For instance, when picking two DVDs out of a shelf containing different kinds, we use combinatorial methods to count the total ways of selection. First, find how many DVDs are there altogether, which is needed to set the stage for probability calculations.
This might involve simple addition, like summing the different DVDs on the shelf to find out there are 16 DVDs in total. Without combinatorics, we would not be able to determine the initial set of conditions needed to calculate probability.

Conditional probability deals with finding the probability of an event occurring, given another event has already happened. In our exercise, we are tasked to find the probability of picking a children's DVD after already picking a comedy DVD without replacement.
First, calculate the probability of the first event: selecting a comedy DVD. There are 3 comedy DVDs out of a total of 16 DVDs, leading to a probability of \( \frac{3}{16} \).
Once a comedy DVD is picked, it is not replaced. This changes the total number of DVDs on the shelf to 15. The condition now is that we must find the probability of choosing a children's DVD from these remaining DVDs. Since there are still 5 children's DVDs left, our updated probability becomes \( \frac{5}{15} \).

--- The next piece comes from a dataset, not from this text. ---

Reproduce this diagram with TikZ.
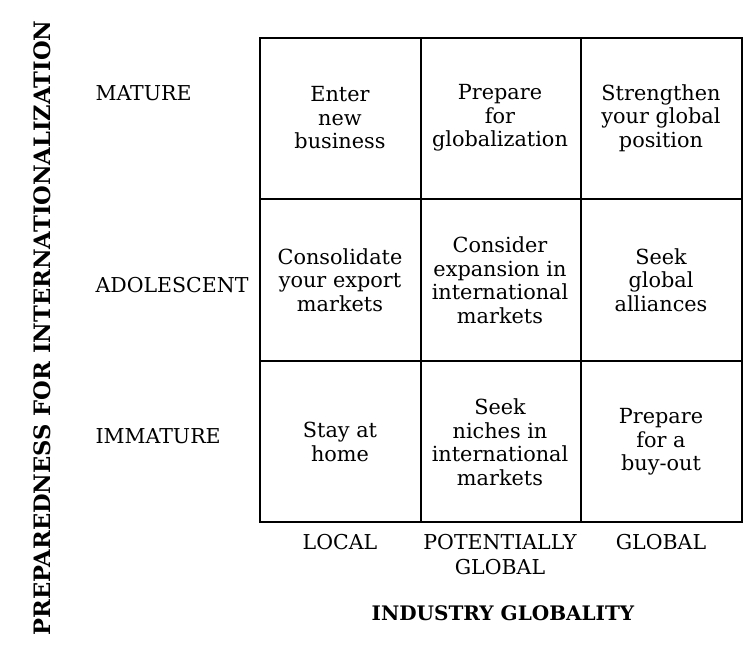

The concept emphasizes that our second probability is dependent on the outcome of the first event—hence the term "conditional probability." To find the combined probability of both events occurring in sequence, we multiply the two probabilities together (\( \frac{3}{16} \times \frac{5}{15} \)).

The term "independent events" typically refers to scenarios where the occurrence of one event does not affect the probability of another. However, in dealing with sequences like our DVD selection, where each step modifies the conditions (like removing one DVD), we often face dependent events.
In this DVD example, though labeled as "independent" in step 5, it more accurately represents conditional dependency because selecting one DVD affects the remaining pool. A genuine case of independent events would be replacing the DVD on the shelf before selecting another; this would keep the total number constant for each pick.
The process in the problem, however, highlights how dependent actions can be mistakenly thought of as independent when we multiply their probabilities to find the sequence outcome: taking the first probability and multiplying it with the adjusted second one. Always check whether the first action changes the conditions for the second when dealing with probabilities.